> **Goal**: Look through the listing below for the line containing "Rebuild this chart". Copy it and each line after it up to and including the line containing "from matplotlib.patches import Rectangle", exactly, leaving out pictures.

Charts and diagrams as code:

● ● ●

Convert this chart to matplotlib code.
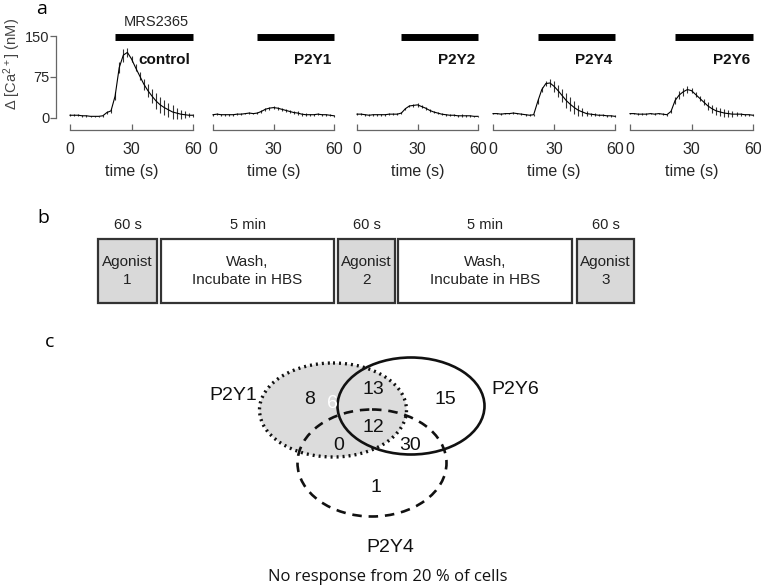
import matplotlib
matplotlib.use("Agg")
import matplotlib.pyplot as plt
from matplotlib.patches import Ellipse, Rectangle

plt.rcParams["font.family"] = ["Liberation Sans", "DejaVu Sans"]
plt.rcParams["mathtext.default"] = "regular"

# ---- panel a data: mean and SEM of delta [Ca2+] (nM), every 2 s
time_s = list(range(0, 61, 2))
receptors = ["control", "P2Y1", "P2Y2", "P2Y4", "P2Y6"]
control_mean = [5, 5, 5, 4, 4, 3, 3, 3, 4, 10, 13, 40, 92, 115, 120, 108,
                92, 77, 62, 50, 40, 31, 24, 19, 15, 11, 9, 7, 6, 5, 5]
control_sem = [1.5, 1.5, 1.5, 1.5, 1.5, 1.5, 1.5, 1.5, 2, 3, 3, 8, 10, 12, 8,
               6, 6, 8, 10, 12, 13, 14, 14, 14, 13, 12, 10, 8, 6, 4, 3]
p2y1_mean = [6, 7, 6, 6, 6, 6, 7, 7, 8, 9, 8, 9, 12, 16, 18, 19,
             18, 16, 14, 12, 10, 9, 7, 6, 6, 6, 7, 6, 6, 5, 4]
p2y1_sem = [1.5, 1.5, 1.5, 1.5, 1.5, 1.5, 1.5, 1.5, 1.5, 1.5, 1.5, 2, 2, 2.5,
            2.5, 3, 3, 3, 3, 3, 3, 3, 2.5, 2.5, 2, 2, 2, 2, 1.5, 1.5, 1.5]
p2y2_mean = [7, 7, 6, 5, 6, 6, 6, 6, 7, 7, 7, 9, 17, 22, 23, 24,
             21, 18, 14, 11, 9, 7, 6, 5, 5, 4, 4, 4, 4, 3, 3]
p2y2_sem = [1.5, 1.5, 1.5, 1.5, 1.5, 1.5, 1.5, 1.5, 1.5, 1.5, 1.5, 1.5, 2, 2.5,
            3, 3, 3, 3, 2.5, 2.5, 2, 2, 2, 2, 2, 2, 2.5, 2, 2, 1.5, 1.5]
p2y4_mean = [8, 8, 7, 8, 8, 9, 8, 7, 6, 5, 6, 30, 52, 63, 64, 58,
             50, 41, 32, 25, 19, 14, 11, 8, 7, 6, 5, 5, 4, 4, 3]
p2y4_sem = [1.5, 1.5, 1.5, 1.5, 1.5, 1.5, 1.5, 1.5, 1.5, 1.5, 2, 4, 5, 5, 8,
            10, 11, 12, 13, 13, 12, 10, 7, 4, 3, 3, 2, 2, 2, 2, 2]
p2y6_mean = [8, 8, 7, 7, 7, 8, 7, 8, 7, 6, 12, 32, 42, 48, 52, 50,
             43, 36, 29, 22, 17, 13, 11, 9, 8, 7, 7, 7, 6, 6, 5]
p2y6_sem = [1.5, 1.5, 1.5, 1.5, 1.5, 1.5, 1.5, 1.5, 1.5, 1.5, 3, 6, 7, 7, 6,
            5, 4, 5, 6, 7, 7, 7, 7, 7, 6, 5, 4, 3, 2, 2, 2]
traces = [(control_mean, control_sem), (p2y1_mean, p2y1_sem),
          (p2y2_mean, p2y2_sem), (p2y4_mean, p2y4_sem), (p2y6_mean, p2y6_sem)]
agonist_on = 22
agonist_name = "MRS2365"

# ---- panel b data: protocol
step_names = ["Agonist\n1", "Wash,\nIncubate in HBS", "Agonist\n2",
              "Wash,\nIncubate in HBS", "Agonist\n3"]
step_durations = ["60 s", "5 min", "60 s", "5 min", "60 s"]
step_is_agonist = [True, False, True, False, True]

# ---- panel c data: Venn counts
venn_sets = ["P2Y1", "P2Y6", "P2Y4"]
venn_counts = ["8", "6", "13", "15", "12", "0", "30", "1"]
no_response_pct = 20

# layout (pixels in a 761 x 586 figure)
W, H = 761, 586
panel_x = [(70, 193), (213, 334), (357, 478), (493, 615), (630, 753)]
panel_top, panel_bottom = 36, 130
box_x = [(98, 157), (161, 334), (338, 395), (398, 572), (577, 634)]
box_top, box_bottom = 239, 303
venn_count_xy = [(310, 399), (332, 403), (373, 390), (445, 400),
                 (373, 427), (339, 446), (410, 445), (376, 488)]
venn_count_color = ["#111", "white", "#111", "#111", "#111", "#111", "#111", "#111"]

fig = plt.figure(figsize=(W / 100, H / 100), dpi=100)

# overlay axes in pixel coordinates for panels b, c and the letters
bg = fig.add_axes([0, 0, 1, 1])
bg.set_xlim(0, W)
bg.set_ylim(H, 0)
bg.axis("off")

letter_font = ["Open Sans", "DejaVu Sans"]
bg.text(42, 9, "a", fontsize=14, family=letter_font, ha="center", va="center")
bg.text(43, 218, "b", fontsize=14, family=letter_font, ha="center", va="center")
bg.text(50, 342, "c", fontsize=14, family=letter_font, ha="center", va="center")

# y label of panel a
bg.text(12, 64, r"$\Delta$ [Ca$^{2+}$] (nM)", fontsize=10.5, color="#444",
        rotation=90, ha="center", va="center")

# ---- panel a
axis_col = "#666666"
text_col = "#262626"
for i, (name, (mean, sem)) in enumerate(zip(receptors, traces)):
    x0, x1 = panel_x[i]
    ax = fig.add_axes([x0 / W, 1 - panel_bottom / H, (x1 - x0) / W,
                       (panel_bottom - panel_top) / H])
    ax.set_xlim(0, 60)
    ax.set_ylim(-22, 150)
    ax.patch.set_visible(False)
    ax.errorbar(time_s, mean, yerr=sem, color="black", lw=0.8,
                ecolor="#333333", elinewidth=0.8, capsize=0, clip_on=False)
    ax.plot([agonist_on, 60], [149, 149], color="black", lw=5,
            solid_capstyle="butt", clip_on=False)
    ax.text(58.5, 106, name, fontsize=11, fontweight="bold", ha="right",
            va="center", color="#111")
    for s in ["top", "right"]:
        ax.spines[s].set_visible(False)
    ax.spines["bottom"].set_color(axis_col)
    ax.spines["bottom"].set_linewidth(0.9)
    ax.spines["bottom"].set_bounds(0, 60)
    ax.set_xticks([0, 30, 60])
    ax.tick_params(axis="x", direction="in", length=4.5, width=0.9,
                   color=axis_col, labelsize=11.5, labelcolor=text_col, pad=9)
    ax.set_xlabel("time (s)", fontsize=11.5, color=text_col, labelpad=5)
    if i == 0:
        ax.spines["left"].set_position(("outward", 10))
        ax.spines["left"].set_bounds(0, 150)
        ax.spines["left"].set_color(axis_col)
        ax.spines["left"].set_linewidth(0.9)
        ax.set_yticks([0, 75, 150])
        ax.tick_params(axis="y", direction="out", length=4, width=0.9,
                       color=axis_col, labelsize=10.5, labelcolor=text_col, pad=1)
        ax.text(42, 175, agonist_name, fontsize=10.5, ha="center", va="center",
                color=text_col, clip_on=False)
    else:
        ax.spines["left"].set_visible(False)
        ax.set_yticks([])

# ---- panel b
for (bx0, bx1), name, dur, ag in zip(box_x, step_names, step_durations,
                                      step_is_agonist):
    bg.add_patch(Rectangle((bx0, box_top), bx1 - bx0, box_bottom - box_top,
                           facecolor="#d9d9d9" if ag else "white",
                           edgecolor="#333333", lw=1.6))
    bg.text((bx0 + bx1) / 2, (box_top + box_bottom) / 2, name, fontsize=11,
            ha="center", va="center", color="#222", linespacing=1.3)
    bg.text((bx0 + bx1) / 2, 225, dur, fontsize=10.5, ha="center", va="center",
            color="#222")

# ---- panel c
bg.add_patch(Ellipse((333, 410), 147, 94, facecolor="#dcdcdc",
                     edgecolor="none", zorder=1))
bg.add_patch(Ellipse((333, 410), 147, 94, facecolor="none", edgecolor="#111",
                     lw=2.4, linestyle=(0, (0.6, 1.2)), zorder=3))
bg.add_patch(Ellipse((411, 406), 147, 97, facecolor="none", edgecolor="#111",
                     lw=1.9, zorder=3))
bg.add_patch(Ellipse((372, 463), 149, 107, facecolor="none", edgecolor="#111",
                     lw=1.9, linestyle=(0, (3.6, 2.6)), zorder=3))
for (cx, cy), val, col in zip(venn_count_xy, venn_counts, venn_count_color):
    bg.text(cx, cy, val, fontsize=14, ha="center", va="center", color=col,
            zorder=4)
bg.text(233, 395, venn_sets[0], fontsize=14, ha="center", va="center", color="#111")
bg.text(515, 389, venn_sets[1], fontsize=14, ha="center", va="center", color="#111")
bg.text(390, 547, venn_sets[2], fontsize=14, ha="center", va="center", color="#111")
bg.text(388, 577, f"No response from {no_response_pct} % of cells", fontsize=12,
        family=letter_font, ha="center", va="center", color="#111")

fig.savefig("out.png", dpi=100)
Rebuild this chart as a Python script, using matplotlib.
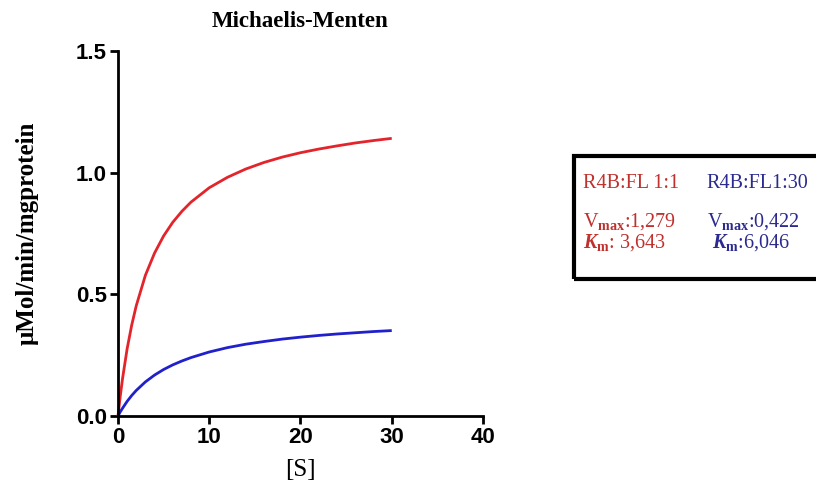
import matplotlib
matplotlib.use("Agg")
import matplotlib.pyplot as plt
from matplotlib.patches import Rectangle

# values
s_vals = [0, 0.25, 0.5, 1, 1.5, 2, 3, 4, 5, 6, 7, 8, 10, 12, 14, 16, 18, 20, 22, 24, 26, 28, 30]
v_red = [0, 0.082, 0.154, 0.276, 0.373, 0.453, 0.578, 0.669, 0.740, 0.796, 0.841, 0.879,
         0.938, 0.981, 1.015, 1.042, 1.064, 1.082, 1.097, 1.110, 1.122, 1.132, 1.141]
v_blue = [0, 0.017, 0.032, 0.060, 0.084, 0.105, 0.140, 0.168, 0.191, 0.210, 0.226, 0.240,
          0.263, 0.281, 0.295, 0.306, 0.316, 0.324, 0.331, 0.337, 0.342, 0.347, 0.351]
x_ticks = [0, 10, 20, 30, 40]
y_ticks = [0.0, 0.5, 1.0, 1.5]

plt.rcParams['mathtext.fontset'] = 'custom'
plt.rcParams['mathtext.rm'] = 'Liberation Serif'
plt.rcParams['mathtext.bf'] = 'Liberation Serif:bold'
plt.rcParams['mathtext.it'] = 'Liberation Serif:italic'
plt.rcParams['mathtext.bfit'] = 'Liberation Serif:italic:bold'

tick_font = {'family': ['Liberation Sans Narrow', 'Liberation Sans'], 'weight': 'bold', 'size': 16}
serif = 'Liberation Serif'

fig = plt.figure(figsize=(8.16, 5.01), dpi=100)
ax = fig.add_axes([0.1446, 0.1697, 0.4473, 0.7285])

ax.plot(s_vals, v_red, color='#e3242b', lw=2, clip_on=False, solid_capstyle='butt')
ax.plot(s_vals, v_blue, color='#2020cc', lw=2, clip_on=False, solid_capstyle='butt')

ax.set_xlim(0, 40)
ax.set_ylim(0, 1.5)
ax.set_xticks(x_ticks)
ax.set_yticks(y_ticks)
ax.set_xticklabels([str(t) for t in x_ticks], fontdict=tick_font)
ax.set_yticklabels(['%.1f' % t for t in y_ticks], fontdict=tick_font)
ax.tick_params(width=2, length=6, pad=2)
for side in ['top', 'right']:
    ax.spines[side].set_visible(False)
for side in ['left', 'bottom']:
    ax.spines[side].set_linewidth(2)

ax.set_title('Michaelis-Menten', family=serif, weight='bold', size=16.5, pad=17)
ax.set_xlabel('[S]', family=serif, size=18, labelpad=8)
ax.set_ylabel('\u03bcMol/min/mgprotein', family=serif, weight='bold', size=18, labelpad=27)

# parameter box
fig.patches.append(Rectangle((0.703, 0.443), 0.31, 0.246, transform=fig.transFigure,
                             fill=False, edgecolor='black', lw=3))
red_t = '#c0302c'
blue_t = '#2a2a90'
box_size = 14.5
fig.text(0.714, 0.625, 'R4B:FL 1:1', color=red_t, family=serif, size=box_size)
fig.text(0.866, 0.625, 'R4B:FL1:30', color=blue_t, family=serif, size=box_size)
fig.text(0.714, 0.548, r'V$_{\mathbf{max}}$:1,279', color=red_t, family=serif, size=box_size)
fig.text(0.866, 0.548, r'V$_{\mathbf{max}}$:0,422', color=blue_t, family=serif, size=box_size)
fig.text(0.714, 0.506, r'$\mathbfit{K}_{\mathbf{m}}$: 3,643', color=red_t, family=serif, size=box_size)
fig.text(0.872, 0.506, r'$\mathbfit{K}_{\mathbf{m}}$:6,046', color=blue_t, family=serif, size=box_size)

fig.savefig('out.png', dpi=100)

● ● ●

> **Task response**:
Rebuild this chart as a Python script, using matplotlib.
import matplotlib
matplotlib.use("Agg")
import matplotlib.pyplot as plt
from matplotlib.patches import Rectangle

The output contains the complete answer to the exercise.